Four questions to ask yourself before taking out an SMSF include:

  1. Do I have enough superannuation to justify the higher set-up and running costs?
  2. Am I able to handle complicated compliance obligations?
  3. Am I willing to spend lots of time researching investment options?
  4. Do I have the skill to make big financial decisions?

It’s also worth remembering that ordinary superannuation funds usually offer discounted life insurance and disability insurance. These discounts would no longer be available if you decided to manage your own super.

How do you open a superannuation account?

Opening a superannuation account is simple. When you start a job, your employer will give you what’s called a ‘superannuation standard choice form’. Here’s what you need to complete the form:

  • The name of your preferred superannuation fund
  • The fund’s address
  • The fund’s Australian business number (ABN)
  • The fund’s superannuation product identification number (SPIN)
  • The fund’s phone number
  • A letter from the fund trustee confirming that the fund is a complying fund; or written evidence from the fund stating it will accept contributions from your new employer; or details about how your employer can make contributions to the fund

You might want to provide your tax file number as well – while it’s not a legal obligation, it will ensure your contributions will be taxed at the (lower) superannuation rate.

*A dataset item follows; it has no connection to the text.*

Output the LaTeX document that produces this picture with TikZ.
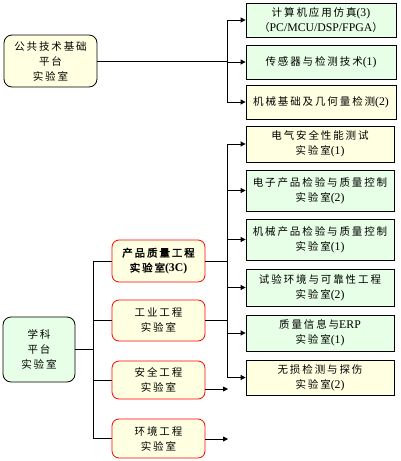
\documentclass[tikz,border=0pt]{standalone}
\usepackage{fontspec}
\setmainfont[Scale=1.12]{Liberation Serif}
\newfontfamily\cjk[LetterSpace=18,AutoFakeBold=2]{Noto Sans CJK SC}
\usetikzlibrary{arrows.meta}
\newcommand{\zh}[1]{{\cjk #1}}
\definecolor{yel}{HTML}{FFFFE1}
\definecolor{grn}{HTML}{E6FFE6}
\tikzset{
  lnk/.style={line width=0.8pt},
  arr/.style={line width=0.8pt,-{Triangle[length=5pt,width=5pt]}},
  basebox/.style={draw,line width=0.8pt,align=center,inner sep=0pt,
    font=\fontsize{10.5}{15}\selectfont},
  rbox/.style={basebox,fill=grn,minimum width=148pt},
  lbox/.style={basebox,rounded corners=8pt},
  mbox/.style={basebox,draw=red,fill=yel,rounded corners=7pt,minimum width=93pt},
  boldtext/.style={font=\fontsize{10.5}{15}\selectfont\bfseries},
}
\begin{document}
\begin{tikzpicture}[x=1pt,y=-1pt]
\useasboundingbox (0,0) rectangle (401,461);
% top group
\node[lbox,fill=yel,minimum width=93pt,minimum height=52pt] (pub) at (50.5,61)
  {\zh{公共技术基础}\\\zh{平台}\\\zh{实验室}};
\node[rbox,minimum width=150pt,minimum height=34pt] (r1) at (321,20)
  {\zh{计算机应用仿真}(3)\\\zh{（}PC/MCU/DSP/FPGA\zh{）}};
\node[rbox,minimum width=150pt,minimum height=34pt] (r2) at (321,62)
  {\zh{传感器与检测技术}(1)};
\node[rbox,fill=yel,minimum width=150pt,minimum height=34pt] (r3) at (321,102)
  {\zh{机械基础及几何量检测}(2)};
\coordinate (j1) at (227,61);
\draw[lnk] (pub.east) -- (j1);
\draw[lnk] (j1 |- r1.west) -- (j1 |- r3.west);
\foreach \n in {r1,r2,r3} \draw[arr] (j1 |- \n.west) -- (\n.west);
% second group
\node[rbox,fill=yel,minimum height=36pt] (e1) at (320,144) {\zh{电气安全性能测试}\\\zh{实验室}(1)};
\node[rbox,minimum height=41pt] (e2) at (320,190.5) {\zh{电子产品检验与质量控制}\\\zh{实验室}(2)};
\node[rbox,minimum height=41pt] (e3) at (320,239.5) {\zh{机械产品检验与质量控制}\\\zh{实验室}(1)};
\node[rbox,minimum height=37pt] (e4) at (320,287.5) {\zh{试验环境与可靠性工程}\\\zh{实验室}(2)};
\node[rbox,minimum height=36pt] (e5) at (320,333) {\zh{质量信息与}ERP\\\zh{实验室}(1)};
\node[rbox,fill=yel,minimum height=35pt] (e6) at (320,377.5) {\zh{无损检测与探伤}\\\zh{实验室}(2)};
% left
\node[lbox,fill=grn,minimum width=72pt,minimum height=65pt] (xk) at (39,349.5)
  {\zh{学科}\\\zh{平台}\\\zh{实验室}};
\node[mbox,boldtext,minimum height=42pt] (m1) at (158.5,261) {\zh{产品质量工程}\\\zh{实验室}(3C)};
\node[mbox,minimum height=41pt] (m2) at (158.5,320.5) {\zh{工业工程}\\\zh{实验室}};
\node[mbox,minimum height=38pt] (m3) at (158.5,380) {\zh{安全工程}\\\zh{实验室}};
\node[mbox,minimum height=39pt] (m4) at (158.5,438.5) {\zh{环境工程}\\\zh{实验室}};
\coordinate (j0) at (93,350);
\draw[lnk] (xk.east) -- (j0 |- xk.east);
\draw[lnk] (j0 |- m1.west) -- (j0 |- m4.west);
\foreach \n in {m1,m2,m3,m4} \draw[lnk] (j0 |- \n.west) -- (\n.west);
\coordinate (j2) at (227,200);
\draw[lnk] (m1.east) -- (j2 |- m1.east);
\draw[lnk] (m2.east) -- (j2 |- m2.east);
\draw[lnk] (j2 |- e1.west) -- (j2 |- e6.west);
\foreach \n in {e1,e2,e3,e4,e5,e6} \draw[arr] (j2 |- \n.west) -- (\n.west);
\coordinate (a3) at (228,389);
\coordinate (a4) at (228,439);
\draw[arr] (m3.east |- a3) -- (a3);
\draw[arr] (m4.east |- a4) -- (a4);
\end{tikzpicture}
\end{document}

What age can I withdraw my superannuation?

You can withdraw your superannuation (or at least some of it) when you reach ‘preservation age’. The preservation age is based on date of birth. Here are the six different categories:

Date of birth Preservation age
Before 1 July 1960 55
1 July 1960 – 30 June 1961 56
1 July 1961 – 30 June 1962 57
1 July 1962 – 30 June 1963 58
1 July 1963 – 30 June 1964 59
From 1 July 1964 60

When you reach preservation age, you can withdraw all your superannuation if you’re retired. If you’re still working, you can begin a ‘transition to retirement’, which allows you to withdraw 10 per cent of their superannuation each financial year.

You can also withdraw all your superannuation once you reach 65 years.

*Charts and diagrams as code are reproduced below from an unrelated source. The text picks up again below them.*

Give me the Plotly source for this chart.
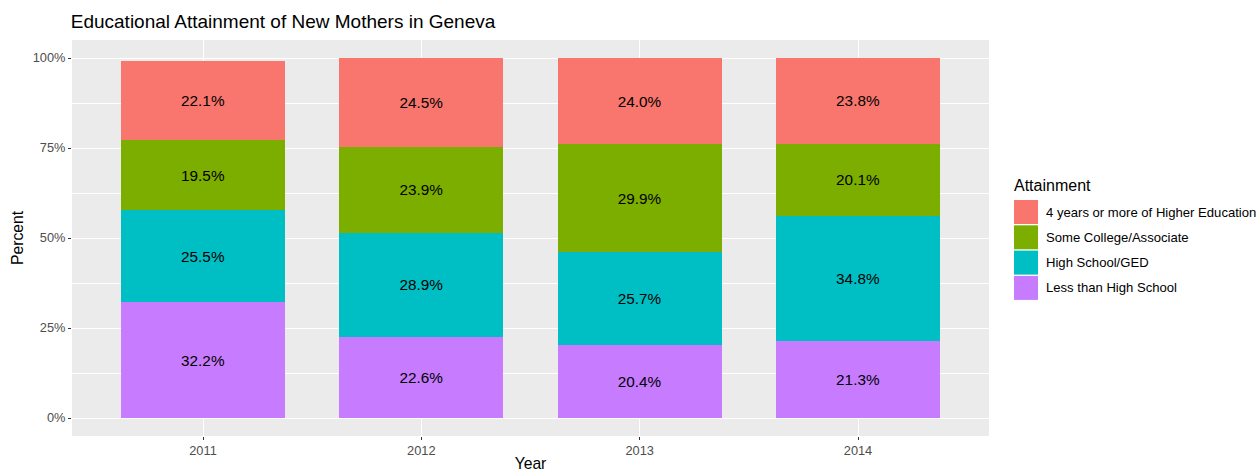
import plotly.graph_objects as go

years = ["2011", "2012", "2013", "2014"]
categories = ["4 years or more of Higher Education", "Some College/Associate",
              "High School/GED", "Less than High School"]
higher_ed = [22.1, 24.5, 24.0, 23.8]
some_college = [19.5, 23.9, 29.9, 20.1]
high_school = [25.5, 28.9, 25.7, 34.8]
less_than_hs = [32.2, 22.6, 20.4, 21.3]
colors = ["#F8766D", "#7CAE00", "#00BFC4", "#C77CFF"]
y_ticks = [0, 25, 50, 75, 100]
y_minor = [12.5, 37.5, 62.5, 87.5]

series = [higher_ed, some_college, high_school, less_than_hs]

FONT = "Liberation Sans, Arial, sans-serif"
W, H = 1260, 472
L, R, T, B = 72, 989, 40, 436

fig = go.Figure()
# stack bottom-up: Less than HS first
for name, vals, col in reversed(list(zip(categories, series, colors))):
    fig.add_trace(go.Bar(
        x=years, y=vals, name=name, marker=dict(color=col, line=dict(width=0)),
        text=[f"{v:.1f}%" for v in vals], textposition="inside",
        insidetextanchor="middle", textangle=0,
        textfont=dict(family=FONT, size=15.3, color="black"),
        showlegend=False, hoverinfo="skip",
    ))

def px_x(p):
    return (p - L) / (R - L)

def px_y(p):
    return (B - p) / (B - T)

shapes = []
annotations = []
# legend
annotations.append(dict(x=px_x(1012), y=px_y(185), xref="paper", yref="paper",
                        text="Attainment", showarrow=False, xanchor="left", yanchor="middle",
                        font=dict(family=FONT, size=16, color="black")))
key_top = 200
for i, (name, col) in enumerate(zip(categories, colors)):
    y0 = key_top + i * 25.3
    shapes.append(dict(type="rect", xref="paper", yref="paper",
                       x0=px_x(1014), x1=px_x(1038), y0=px_y(y0 + 24), y1=px_y(y0),
                       fillcolor=col, line=dict(width=0)))
    annotations.append(dict(x=px_x(1044), y=px_y(y0 + 12), xref="paper", yref="paper",
                            text=name, showarrow=False, xanchor="left", yanchor="middle",
                            font=dict(family=FONT, size=13.1, color="black")))

fig.update_layout(
    width=W, height=H,
    margin=dict(l=L, r=W - R, t=T, b=H - B, pad=0, autoexpand=False),
    barmode="stack", bargap=0.25,
    plot_bgcolor="#EBEBEB", paper_bgcolor="white",
    font=dict(family=FONT),
    title=dict(text="Educational Attainment of New Mothers in Geneva",
               x=L / W - 0.001, xanchor="left", y=1 - 21 / H, yanchor="middle",
               font=dict(family=FONT, size=19, color="black")),
    xaxis=dict(type="category", range=[-0.6, 3.6], showgrid=True, gridcolor="white",
               gridwidth=1.1, ticks="outside", ticklen=3, tickcolor="#333333", tickwidth=1.1,
               tickfont=dict(family=FONT, size=12.8, color="#4D4D4D"), automargin=False,
               title=dict(text="Year", font=dict(family=FONT, size=15.7, color="black"), standoff=5),
               zeroline=False, showline=False),
    yaxis=dict(range=[-5, 105], tickvals=y_ticks, ticktext=[f"{t}%" for t in y_ticks],
               showgrid=True, gridcolor="white", gridwidth=1.1, automargin=False,
               minor=dict(tickvals=y_minor, showgrid=True, gridcolor="white", gridwidth=0.55, ticks=""),
               ticks="outside", ticklen=3, tickcolor="#333333", tickwidth=1.1,
               tickfont=dict(family=FONT, size=12.8, color="#4D4D4D"),
               title=dict(text="Percent", font=dict(family=FONT, size=15.7, color="black"), standoff=5),
               zeroline=False, showline=False),
    shapes=shapes, annotations=annotations,
)

fig.write_html("out.html", config={"displayModeBar": False},
               post_script="document.body.style.margin='0';document.body.style.padding='0';")
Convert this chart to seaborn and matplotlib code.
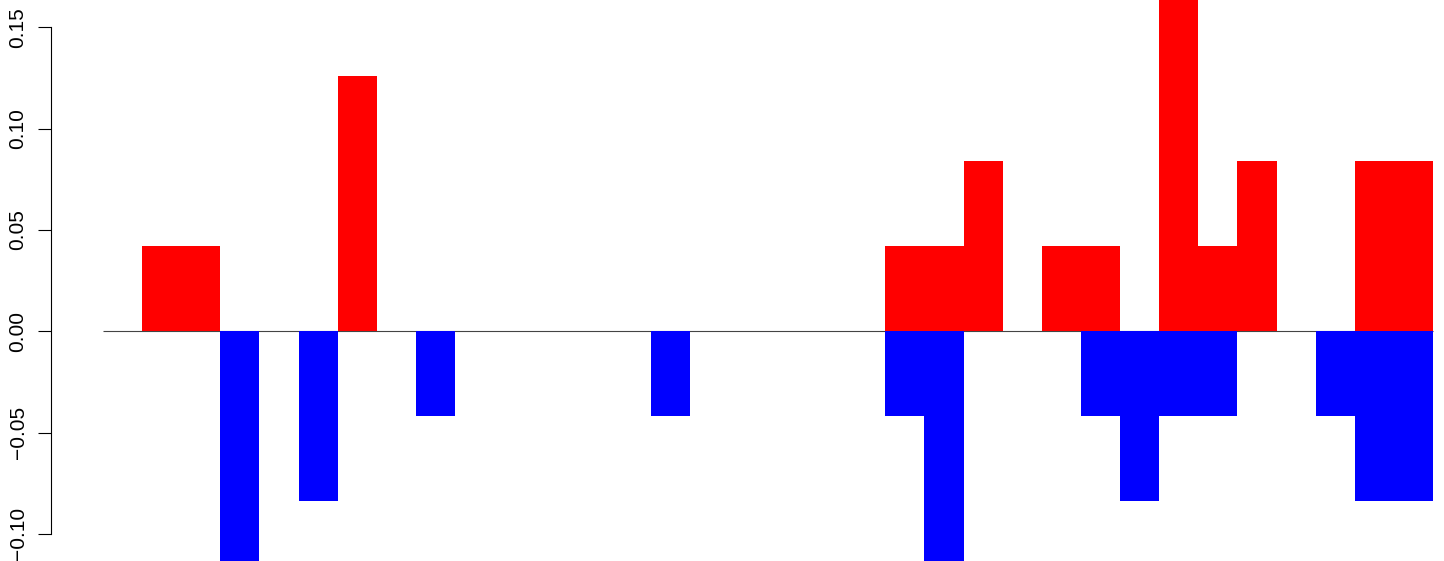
import numpy as np
import pandas as pd
import seaborn as sns
import matplotlib
matplotlib.use('Agg')
import matplotlib.pyplot as plt
from matplotlib.ticker import FuncFormatter

# bar values, 34 slots, step is 0.042
positions = [str(i) for i in range(34)]
gains = [0, 0.042, 0.042, 0, 0, 0, 0.126, 0, 0, 0,
         0, 0, 0, 0, 0, 0, 0, 0, 0, 0,
         0.042, 0.042, 0.084, 0, 0.042, 0.042, 0, 0.168, 0.042, 0.084,
         0, 0, 0.084, 0.084]
losses = [0, 0, 0, -0.126, 0, -0.084, 0, 0, -0.042, 0,
          0, 0, 0, 0, -0.042, 0, 0, 0, 0, 0,
          -0.042, -0.126, 0, 0, 0, -0.042, -0.084, -0.042, -0.042, 0,
          0, -0.042, -0.084, -0.084]
yticks = [-0.10, -0.05, 0.00, 0.05, 0.10, 0.15]

df = pd.DataFrame({'pos': positions, 'gain': gains, 'loss': losses})

plt.rcParams['font.family'] = ['Liberation Sans', 'DejaVu Sans']
fig = plt.figure(figsize=(14.44, 5.61), dpi=100)
ax = fig.add_axes([50.5 / 1444, 0, (1444 - 50.5) / 1444, 1])

sns.barplot(x='pos', y='gain', data=df, order=positions, color='#ff0000',
            saturation=1, width=1, linewidth=0, errorbar=None, ax=ax)
sns.barplot(x='pos', y='loss', data=df, order=positions, color='#0000ff',
            saturation=1, width=1, linewidth=0, errorbar=None, ax=ax)
ax.hlines(0, -0.5, 33.5, color='#444444', lw=0.8, zorder=0.5)

ax.set_xlim(-1.842, 33.78)
ax.set_ylim(-0.1134, 0.1635)
ax.set_xticks([])
ax.set_xlabel('')
ax.set_ylabel('')
for s in ['top', 'right', 'bottom']:
    ax.spines[s].set_visible(False)
ax.spines['left'].set_bounds(-0.10, 0.15)
ax.spines['left'].set_linewidth(0.8)
ax.set_yticks(yticks)
ax.yaxis.set_major_formatter(FuncFormatter(lambda v, p: f'{v:.2f}'.replace('-', '\u2212')))
ax.tick_params(axis='y', length=9.5, width=0.8, pad=7, labelsize=15)
for lab in ax.get_yticklabels():
    lab.set_rotation(90)
    lab.set_va('center')
ax.patch.set_alpha(0)

fig.savefig('out.png', dpi=100)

What will the superannuation fund do with my money?

Your money will be invested in an investment option of your choosing.

Is superannuation paid on unused annual leave?

If your employment is terminated, superannuation will not be paid on unused annual leave.

What are the age pension's age rules?

Australians must be aged at least 65 years and 6 months to access the age pension. This eligibility age is scheduled to increase according to the following schedule:

Date Eligibility age
1 July 2019 66 years
1 July 2021 66 years and 6 months
1 July 2023 67 years

What are ethical investment superannuation funds?

Ethical investment funds limit themselves to making ‘ethical’ investments (which each fund defines according to its own principles). For example, ethical funds might avoid investing in companies or industries that are linked to human suffering or environmental damage.

Am I entitled to superannuation if I'm not an Australian citizen?

Yes, permanent and temporary residents are entitled to superannuation.

What is superannuation?

Superannuation is money set aside for your retirement. This money is automatically paid into your superannuation fund by your employer.

What is salary sacrificing?

A salary sacrifice is where your employer takes part of your pre-tax salary and pays it directly into your superannuation account. Salary sacrifices come out of your pre-tax income, whereas personal contributions come out of your after-tax income.